«Solo puede haber genuina alegría donde hay un aire puro que respirar, un cielo abierto que contemplar, una tierra donde meter las manos».
En una carta fechada en abril de 1922, Gabriela Mistral le escribe a un colega argentino sobre un artículo escrito por este sobre las ventajas de una escuela al aire libre, para un desarrollo pedagógico pleno. Esta carta debieran leerla los directores de colegio, los profesores, el ministro de Educación y también el de Salud. Es de una actualidad que sorprende, casi 100 años después de haber sido escrita. “Durante mis siete años de profesorado en Los Andes hice siempre al aire libre, bajo un gran parrón del Liceo, mis clases de lectura, recitación, de historia y geografía (…)”. Mistral relata cómo, por esta “osadía”, recibe la burla de algunas de sus colegas, y cómo persistió en su convicción de que la tierra toda es una sala de clases abierta. Concluye Mistral: “Los pedagogos hieráticos se reirán; la gente no libresca, la que ama la vida y está en medio de ella comprenderá”.
En un país con una geografía como la nuestra, con grandes extensiones abiertas y caminables, bosques, parques, montañas, es imperdonable que nuestros niños y jóvenes estén encerrados ya sea por el confinamiento virtual al que la digitalidad ya los había condenado antes de la pandemia o por los confinamientos a los que la peste obliga. Ese doble confinamiento puede tener consecuencias catastróficas, no solo físicas, sino mentales y espirituales. La obesidad mórbida y la depresión ya están aquí, y son tan graves como el covid. Ya el poeta Rilke lo había dicho, al pasearse por un París sombrío y lleno de hospitales y edificios estrechos: “Pues, las ciudades, Señor, están perdidas y deshechas (…)/ Ahí viven seres, mal y penosamente/ en profundos cuartos(…)/ y afuera está tu tierra que vela y que respira/ mas ellos están ahí sin que ya más lo sepan”. Llenamos a las nuevas generaciones de saberes y conocimientos escolares, pero hemos olvidado ofrecerles el conocimiento primero, originario: el conocimiento de su propia tierra. Ese olvido, esa desvinculación de la tierra está, tal vez, en el origen de muchos males de nuestras sociedades y particularmente de la violencia.

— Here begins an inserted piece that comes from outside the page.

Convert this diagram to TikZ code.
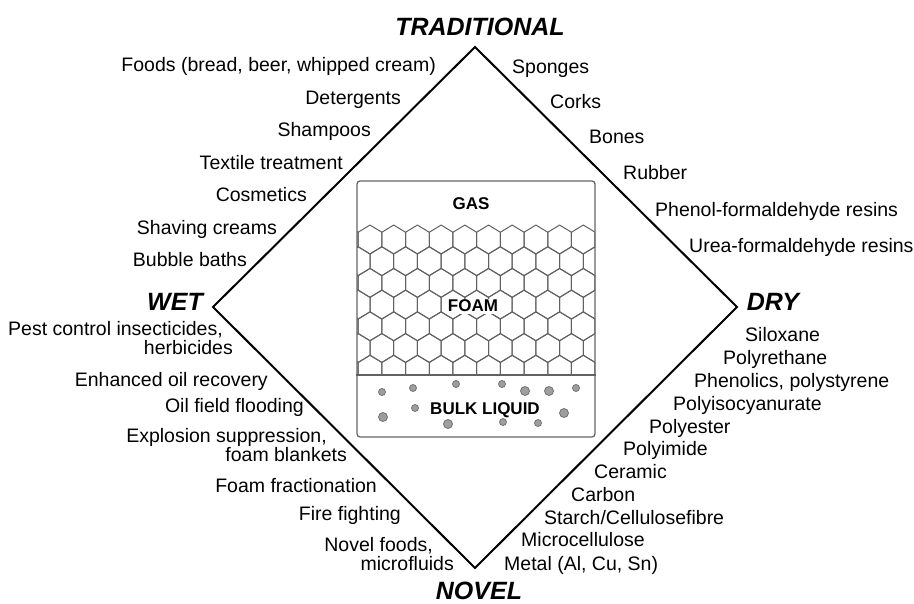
\documentclass[tikz,border=0pt]{standalone}
\usepackage{fontspec}
\setmainfont{Liberation Sans}
\usetikzlibrary{positioning}

\begin{document}
\begin{tikzpicture}[x=1pt, y=-1pt, every node/.style={inner sep=0pt}, lbl/.style={font=\fontsize{19.5}{20}\selectfont}, lleft/.style={lbl, anchor=base east}, lright/.style={lbl, anchor=base west}, corner/.style={font=\fontsize{25}{26}\selectfont\bfseries\itshape, anchor=base}, phase/.style={font=\fontsize{17}{18}\selectfont\bfseries, anchor=base}, cell/.style={draw=black!62, line width=1pt, line join=round}, bubble/.style={draw=black!55, fill=black!38, line width=0.8pt}]
\useasboundingbox (0,0) rectangle (914,604);
% diamond
\coordinate (trad) at (475,47);
\coordinate (dry) at (737,307);
\coordinate (novel) at (475,568);
\coordinate (wet) at (213,307);
\draw[line width=2pt, line join=miter] (trad)--(dry)--(novel)--(wet)--cycle;
\node[corner] (tradlabel) at (480,36) {TRADITIONAL};
\node[corner] (wetlabel) at (175,311) {WET};
\node[corner] (drylabel) at (773,311) {DRY};
\node[corner] (novellabel) at (479,599) {NOVEL};
% foam cell
\node[draw=black!60, line width=1.3pt, rounded corners=3pt, minimum width=238pt, minimum height=256pt] (box) at (476,309) {};
\coordinate (surface) at (476,375);
\begin{scope}
\clip (357,181) rectangle (595,375);
\foreach \r in {0,...,6}{
  \foreach \k in {-1,...,10}{
    \pgfmathsetmacro\cx{370+23.7*\k+11.85*mod(\r,2)}
    \pgfmathsetmacro\cy{239.5+21.7*\r}
    \draw[cell] (\cx,\cy) +(0,-14.45) -- +(11.85,-7.25) -- +(11.85,7.25) -- +(0,14.45) -- +(-11.85,7.25) -- +(-11.85,-7.25) -- cycle;
  }
}
\end{scope}
\draw[black!62, line width=1.2pt] (box.west |- surface) -- (box.east |- surface);
\foreach \x/\y/\r in {382/392/3.5, 413/388/3.5, 456/384/3.5, 502/384/3.5, 525/391/4.5, 549/391/4.5, 576/388/3.5, 383/417/4.5, 415/408/3.5, 448/424/4.5, 503/422/3.5, 538/423/3.5, 564/413/4.5}
  \draw[bubble] (\x,\y) circle[radius=\r pt];
\node[phase] (gas) at (471,210) {GAS};
\node[phase, fill=white, inner sep=1.5pt] (foam) at (473,312) {FOAM};
\node[phase] (liquid) at (485,414) {BULK LIQUID};
% traditional, wet
\node[lleft] (foods) at (436,72) {Foods (bread, beer, whipped cream)};
\node[lleft] (detergents) at (401,105) {Detergents};
\node[lleft] (shampoos) at (371,137) {Shampoos};
\node[lleft] (textile) at (343,170) {Textile treatment};
\node[lleft] (cosmetics) at (307,202) {Cosmetics};
\node[lleft] (shaving) at (277,235) {Shaving creams};
\node[lleft] (baths) at (247,267) {Bubble baths};
% traditional, dry
\node[lright] (sponges) at (512,74) {Sponges};
\node[lright] (corks) at (550,109) {Corks};
\node[lright] (bones) at (589,144) {Bones};
\node[lright] (rubber) at (623,180) {Rubber};
\node[lright] (phenol) at (655,217) {Phenol-formaldehyde resins};
\node[lright] (urea) at (689,253) {Urea-formaldehyde resins};
% novel, wet
\node[lleft] (pest) at (223,336) {Pest control insecticides,};
\node[lleft] (herbicides) at (233,355) {herbicides};
\node[lleft] (oilrecovery) at (268,386) {Enhanced oil recovery};
\node[lleft] (flooding) at (304,413) {Oil field flooding};
\node[lleft] (explosion) at (327,442) {Explosion suppression,};
\node[lleft] (blankets) at (347,461) {foam blankets};
\node[lleft] (fractionation) at (377,492) {Foam fractionation};
\node[lleft] (fire) at (401,520) {Fire fighting};
\node[lleft] (novelfoods) at (433,551) {Novel foods,};
\node[lleft] (microfluids) at (454,570) {microfluids};
% novel, dry
\node[lright] (siloxane) at (745,342) {Siloxane};
\node[lright] (polyrethane) at (723,365) {Polyrethane};
\node[lright] (phenolics) at (694,388) {Phenolics, polystyrene};
\node[lright] (polyiso) at (673,410) {Polyisocyanurate};
\node[lright] (polyester) at (649,433) {Polyester};
\node[lright] (polyimide) at (623,455) {Polyimide};
\node[lright] (ceramic) at (594,478) {Ceramic};
\node[lright] (carbon) at (571,501) {Carbon};
\node[lright] (starch) at (544,524) {Starch/Cellulosefibre};
\node[lright] (microcell) at (521,546) {Microcellulose};
\node[lright] (metal) at (504,570) {Metal (Al, Cu, Sn)};
\end{tikzpicture}
\end{document}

“En el principio era la tierra”, dijo Mistral. No el Logos, no la Razón, no la Ciencia, ni siquiera las Humanidades: la tierra. Sin esa experiencia vital de la tierra, fundamental en los primeros años de vida, Ciencia, Humanidades, Educación y también Política no tendrán raíces. La pandemia, que ha traído tantas desgracias y dolor al mundo, tal vez nos esté regalando esta posibilidad: regresar a la tierra. En el encierro nos enfermamos más, nos contagiamos más, pero además nos entristecemos: solo puede haber genuina alegría donde hay un aire puro que respirar, un cielo abierto que contemplar, una tierra donde meter las manos para oler la fragancia del “humus”. Los niños encerrados se están muriendo de a poco. En las poblaciones secuestradas por el narcotráfico, en las ciudades confinadas y hacinadas, en los hogares donde ya no hay niños, sino zombies conectados a algún dispositivo. Otra vez Rilke: “Ahí crecen los niños junto a las ventanas/ y siempre se levantan bajo la misma sombra/ e ignoran que afuera las flores llaman/ hacia un día de sol, felicidad, viento/ y tienen que ser niños, pero niños tristes”.
Hoy muchos estudios muestran los beneficios para el aprendizaje de estar al aire libre. En Europa del norte, muchos colegios han priorizado las clases fuera del aula y al aire libre. Y nosotros, a los que nos gusta tanto imitar a Noruega, Suecia, etc., ¿por qué no hacemos lo mismo ahora? Nuestros confinamientos y el regreso a clases debieran ser pensados de manera distinta que en otros países: es absurdo que, rodeados de naturaleza, no aprovechemos para generar estilos de vida más saludables y conectados a la Naturaleza, que sana todo. Tal vez esta sea la oportunidad de cambiar la escuela radicalmente y de cambiar nuestra forma de vivir, de habitar. Esa debiera ser una política pública con mirada de futuro: una política de regreso a la Tierra.